▶ _Problem to solve_
Reproduce each line bearing the word "with".

╔══

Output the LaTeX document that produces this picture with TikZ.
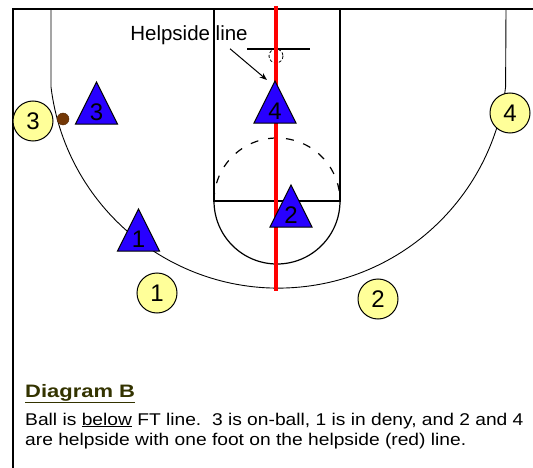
\documentclass[tikz,border=0pt]{standalone}
\usepackage{xcolor}
\usepackage{fontspec}
\setmainfont{Liberation Sans}
\newfontfamily\capfont[FakeStretch=1.13]{Liberation Sans}
\newfontfamily\titlefont[FakeStretch=1.22]{Liberation Sans}
\usepackage{tikz}
\usetikzlibrary{
    positioning,
    arrows.meta,
    shapes.geometric,
    calc
}
\definecolor{defblue}{RGB}{40,0,255}
\definecolor{offyellow}{RGB}{255,255,153}
\definecolor{ballbrown}{RGB}{115,55,5}
\definecolor{titleolive}{RGB}{51,51,0}
\tikzset{
    courtline/.style={
        draw=black, line width=1.2pt
    },
    helpline/.style={
        draw=red, line width=4pt
    },
    defender/.style={
        shape=isosceles triangle,
        shape border rotate=90,
        isosceles triangle stretches,
        minimum width=42pt, minimum height=42pt,
        inner sep=0pt,
        draw=black, line width=1pt, fill=defblue,
        font=\fontsize{24}{24}\selectfont
    },
    offense/.style={
        circle, draw=black, line width=1pt, fill=offyellow,
        minimum size=40pt, inner sep=0pt,
        font=\fontsize{24}{24}\selectfont
    },
    ballnode/.style={
        circle, draw=ballbrown!70!black, fill=ballbrown,
        minimum size=12pt, inner sep=0pt
    },
    arrow/.style={
        -Stealth, line width=1pt, draw=black
    },
    captiontext/.style={
        anchor=base west, inner sep=0pt,
        font=\capfont\fontsize{17}{17}\selectfont
    }
}

\begin{document}
\begin{tikzpicture}[x=1pt, y=-1pt]
        \useasboundingbox (0,0) rectangle (533,468);

        % Court outline
        \draw[courtline] (13,468) -- (13,9) -- (533,9);

        % Lane and free throw line
        \draw[courtline] (214,9) -- (214,201) -- (340,201) -- (340,9);
        \draw[courtline] (214,201) arc[start angle=180, end angle=0, radius=63];
        \draw[courtline, dash pattern=on 8pt off 10pt] (214,201) arc[start angle=180, end angle=360, radius=63];

        % Three point line
        \draw[line width=0.9pt] (51,9) -- (51,87) arc[start angle=173, end angle=7, radius=229] -- (506,9);

        % Backboard and rim
        \draw[courtline] (247,49) -- (310,49);
        \draw[line width=0.8pt, dash pattern=on 3pt off 2pt] (276,56) circle[radius=7];

        % Helpside (red) line
        \draw[helpline] (276,6) -- (276,291);

        % Helpside label
        \node[font=\fontsize{20.5}{20.5}\selectfont, inner sep=0pt] (help) at (189,35) {Helpside line};
        \coordinate (helptip) at (267,80);
        \draw[arrow] ([xshift=41pt,yshift=-4pt]help.south) -- (helptip);

        % Defenders
        \node[defender] (d3) at (96.5,112) {3};
        \node[defender] (d4) at (275,111) {4};
        \node[defender] (d2) at (291,215) {2};
        \node[defender] (d1) at (138.5,239) {1};

        % Offense
        \node[offense] (o3) at (33,121) {3};
        \node[offense] (o4) at (510,113) {4};
        \node[offense] (o1) at (157,293) {1};
        \node[offense] (o2) at (378,299) {2};

        % Ball
        \node[ballnode] (ball) at (63,119) {};

        % Caption
        \node[captiontext, font=\titlefont\fontsize{18}{18}\selectfont\bfseries, text=titleolive] (title) at (25,397) {\underline{Diagram B}};
        \node[captiontext] (line1) at (25,425) {Ball is \underline{below} FT line.\ \ 3 is on-ball, 1 is in deny, and 2 and 4};
        \node[captiontext] (line2) at (25,445) {are helpside with one foot on the helpside (red) line.};

    \end{tikzpicture}
\end{document}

╚══

▶ _Problem solution_
Output the LaTeX document that produces this picture with TikZ.
        \node[captiontext] (line2) at (25,445) {are helpside with one foot on the helpside (red) line.};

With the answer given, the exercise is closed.